“Here goes nothing.”
It’s a phrase we often use when we’re not sure how something will turn out. In fact, since it tends to come from a sense of desperation, we use it to admit that there’s a pretty good chance of it not working. It’s our little way of softening the psychological blow of failing.
It makes me think of the pass play in football referred to as a “Hail Mary.” The team with the ball is losing, and time has nearly expired. They need a touchdown but they’re so far from the goal line that their only hope is to launch a long pass into a sea of waiting defenders. It’s a pass with a very low chance of success, but at that point, you’re out of options.
Here. Goes. Nothing.
However.
This isn’t a football game.
Trying things that might not work is not nothing.
It takes tremendous courage, vulnerability, and faith. Dare I say it’s the most important thing we can ever do.
Doing things that we are sure will work is safe and comfortable. Chasing guarantees is one way to go about our days, but if this is all we ever do, we will have wasted our life. This is not why we were born.
When you try something that might not work, it’s true: it might not. But in the end, many other good things will have come of it. At the very least, you will have learned something and your comfort zone will have inched a little larger.

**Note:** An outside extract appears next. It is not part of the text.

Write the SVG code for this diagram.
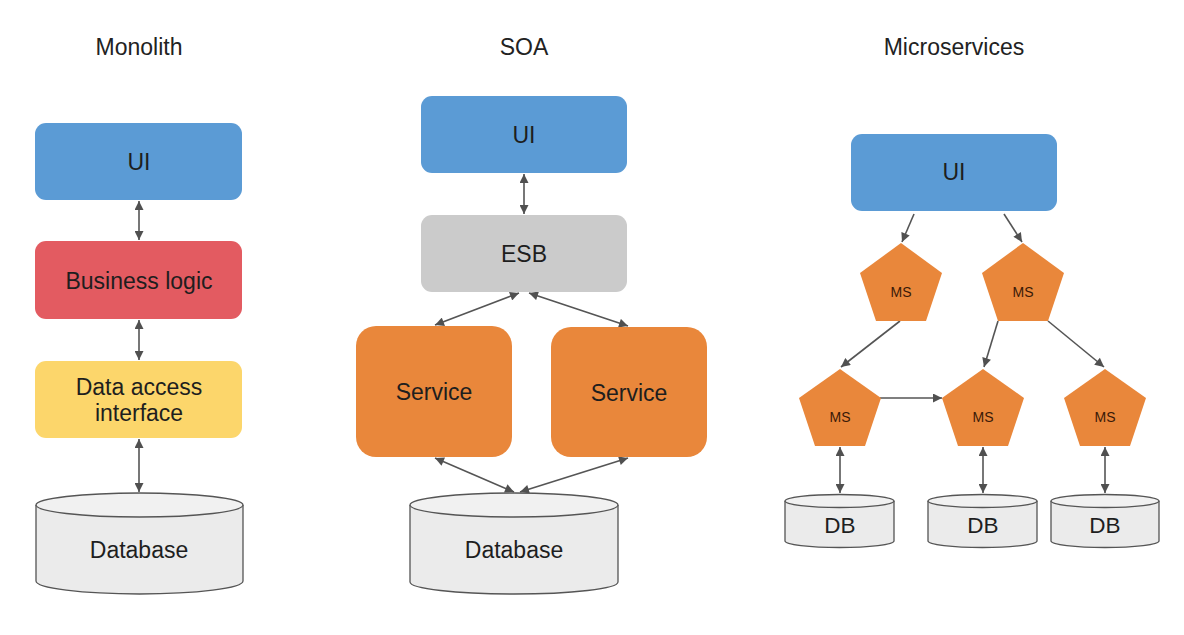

And that’s definitely not nothing.
We recently hosted our third Wondernite. Before our first, I had no idea if it would work. I didn’t know if anyone would come. I didn’t know if I even sell one painting. There was a distinct possibility that my brother Doug would go through all twenty items up for auction and not receive one bid and I’d have the exciting opportunity to descend into a catastrophically humiliating shame spiral while sitting in the back of the room. Thankfully for all concerned parties, it turned out well enough that we are currently planning our fourth.
By the same token, we’ve also invested thousands of dollars into trade shows that did not deliver a good return on investment. They drove us deeper into debt. They bordered on soul-crushing. But the lessons we learned in the process, about marketing, positioning, pricing, and branding, were invaluable, and part of the reason Wondernite turned out to be a success.
Tinker. Play. Experiment. Try things that might not work. And when you cast off into the unknown, you can be confident in saying to yourself, “Here goes something!!!”